Sunday, April 9, 5:30 (T2); Sunday, April 30, 2:00 (T1)
Cobb. 1994. USA. Written and directed by Ron Shelton. With Tommy Lee Jones, Robert Wuhl, Lolita Davidovich. Jones is brilliant as Ty Cobb, as spectacular a hitter as he was a mean-spirited, racist S.O.B., Cobb shows how the maggoty underbelly of America could cohabit with the national pastime. 128 min.
Monday, April 10, 8:30; Sunday, April 30, 5:00. T1
Field of Dreams. 1989. USA. Directed by Phil Alden Robinson. Screenplay by Robinson, based on the novella by W.P. Kinsella. With Kevin Costner, Amy Madigan, Ray Liotta. Robinson’s script skillfully evokes Shoeless Joe Jackson’s working-class roots as the basis of a modern myth with some magical touches only possible in cinema. 106 min.
Wednesday, April 12, 6:00 (introduced by Dr. Carl E. Prince); Sunday, April 16, 5:45. T1
Eight Men Out. 1988. USA. Directed by John Sayles. Screen-play by Sayles, based on the book by Eliot Asinof. With John Cusack, David Strathairn, D.B. Sweeney, Charlie Sheen. Sayles’s painstaking reconstruction of the Black Sox Scandal emphasizes the working-class roots of its tragically befuddled heroes and also uses "Shoeless" Joe Jackson as emblematic of an age. 119 min.

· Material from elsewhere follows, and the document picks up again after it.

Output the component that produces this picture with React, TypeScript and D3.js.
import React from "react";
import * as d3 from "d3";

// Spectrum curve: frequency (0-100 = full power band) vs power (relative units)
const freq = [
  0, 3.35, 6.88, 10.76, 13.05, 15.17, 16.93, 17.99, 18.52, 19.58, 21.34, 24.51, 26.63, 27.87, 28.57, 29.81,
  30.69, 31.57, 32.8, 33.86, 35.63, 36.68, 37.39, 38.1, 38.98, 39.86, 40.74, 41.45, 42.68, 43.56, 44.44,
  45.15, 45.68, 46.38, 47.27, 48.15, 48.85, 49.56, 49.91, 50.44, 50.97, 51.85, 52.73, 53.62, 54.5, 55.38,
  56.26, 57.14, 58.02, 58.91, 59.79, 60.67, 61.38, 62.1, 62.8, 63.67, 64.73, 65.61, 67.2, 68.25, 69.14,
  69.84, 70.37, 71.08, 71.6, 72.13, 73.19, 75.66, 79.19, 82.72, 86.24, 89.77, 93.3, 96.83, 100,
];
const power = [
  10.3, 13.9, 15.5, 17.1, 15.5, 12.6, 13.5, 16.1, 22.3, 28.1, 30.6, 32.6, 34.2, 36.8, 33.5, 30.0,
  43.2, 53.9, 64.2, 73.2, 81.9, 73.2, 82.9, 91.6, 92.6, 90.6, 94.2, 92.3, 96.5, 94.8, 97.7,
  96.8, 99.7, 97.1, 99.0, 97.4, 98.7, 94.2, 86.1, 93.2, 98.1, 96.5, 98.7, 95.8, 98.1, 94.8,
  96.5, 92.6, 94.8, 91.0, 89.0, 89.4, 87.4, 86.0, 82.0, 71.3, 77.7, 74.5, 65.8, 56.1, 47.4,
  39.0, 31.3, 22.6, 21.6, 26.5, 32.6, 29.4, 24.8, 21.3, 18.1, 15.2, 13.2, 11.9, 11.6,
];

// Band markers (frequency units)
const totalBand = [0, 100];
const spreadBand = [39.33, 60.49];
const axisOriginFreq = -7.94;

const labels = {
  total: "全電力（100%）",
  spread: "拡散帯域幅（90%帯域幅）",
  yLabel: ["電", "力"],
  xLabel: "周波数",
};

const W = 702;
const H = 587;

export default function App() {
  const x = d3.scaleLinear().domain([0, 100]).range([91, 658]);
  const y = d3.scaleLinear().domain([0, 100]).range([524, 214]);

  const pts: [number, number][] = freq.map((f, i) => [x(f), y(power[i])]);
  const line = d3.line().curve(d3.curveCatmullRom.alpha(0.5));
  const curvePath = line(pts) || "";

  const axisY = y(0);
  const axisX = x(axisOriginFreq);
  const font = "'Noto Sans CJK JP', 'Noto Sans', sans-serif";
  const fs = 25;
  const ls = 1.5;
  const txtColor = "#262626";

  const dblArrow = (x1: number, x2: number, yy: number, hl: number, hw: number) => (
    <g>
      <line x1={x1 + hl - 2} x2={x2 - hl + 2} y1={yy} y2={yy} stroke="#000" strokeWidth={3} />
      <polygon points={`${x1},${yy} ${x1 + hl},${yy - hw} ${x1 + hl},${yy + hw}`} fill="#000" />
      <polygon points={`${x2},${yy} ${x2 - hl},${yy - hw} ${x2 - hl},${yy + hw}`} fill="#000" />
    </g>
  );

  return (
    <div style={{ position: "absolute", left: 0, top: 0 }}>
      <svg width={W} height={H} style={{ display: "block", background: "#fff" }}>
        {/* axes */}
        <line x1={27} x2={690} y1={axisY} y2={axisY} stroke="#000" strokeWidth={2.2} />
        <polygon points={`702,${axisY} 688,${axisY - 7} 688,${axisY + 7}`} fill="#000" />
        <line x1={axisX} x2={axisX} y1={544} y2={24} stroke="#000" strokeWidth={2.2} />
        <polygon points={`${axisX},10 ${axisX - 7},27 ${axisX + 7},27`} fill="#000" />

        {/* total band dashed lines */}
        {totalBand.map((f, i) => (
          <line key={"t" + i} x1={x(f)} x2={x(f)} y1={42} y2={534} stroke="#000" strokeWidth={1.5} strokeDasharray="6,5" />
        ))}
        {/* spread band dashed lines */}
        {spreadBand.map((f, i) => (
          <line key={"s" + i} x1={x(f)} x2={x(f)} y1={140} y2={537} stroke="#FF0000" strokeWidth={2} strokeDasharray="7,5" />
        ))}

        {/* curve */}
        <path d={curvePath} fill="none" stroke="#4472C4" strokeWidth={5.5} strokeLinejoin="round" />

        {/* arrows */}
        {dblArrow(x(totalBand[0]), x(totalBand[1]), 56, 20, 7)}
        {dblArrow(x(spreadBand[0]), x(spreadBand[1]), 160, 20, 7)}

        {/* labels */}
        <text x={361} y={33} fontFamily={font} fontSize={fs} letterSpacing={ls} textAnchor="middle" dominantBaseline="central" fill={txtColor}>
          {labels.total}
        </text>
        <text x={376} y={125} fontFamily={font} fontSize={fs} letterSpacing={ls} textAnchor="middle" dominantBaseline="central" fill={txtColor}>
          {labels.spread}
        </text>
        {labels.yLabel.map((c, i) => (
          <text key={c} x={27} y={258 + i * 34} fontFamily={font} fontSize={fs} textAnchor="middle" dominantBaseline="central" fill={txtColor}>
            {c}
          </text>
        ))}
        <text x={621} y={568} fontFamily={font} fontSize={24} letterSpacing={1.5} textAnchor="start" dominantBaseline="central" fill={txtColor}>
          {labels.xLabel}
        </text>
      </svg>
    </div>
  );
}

Friday, April 14, 8:30; Monday, April 17, 8:15. T1
Viva Baseball. 2005. USA. Directed by Dan Klores. This powerful documentary explores the long and successful struggle to open the game to Latino players of many nationalities. 97 min.
Thursday, April 13, 6:00 (introduced by the filmmaker); Sunday, April 23, 1:00. T1
The Natural. 1984. USA. Directed by Barry Levinson. Screen-play by Roger Towne, Phil Dusenberry, based on the novel by Bernard Malamud. With Robert Redford, Robert Duvall, Glenn Close. In this loose adaptation of Malamud’s novel, gender issues and fantasy loom large in one of the most "cinematic" of baseball movies. 134 min.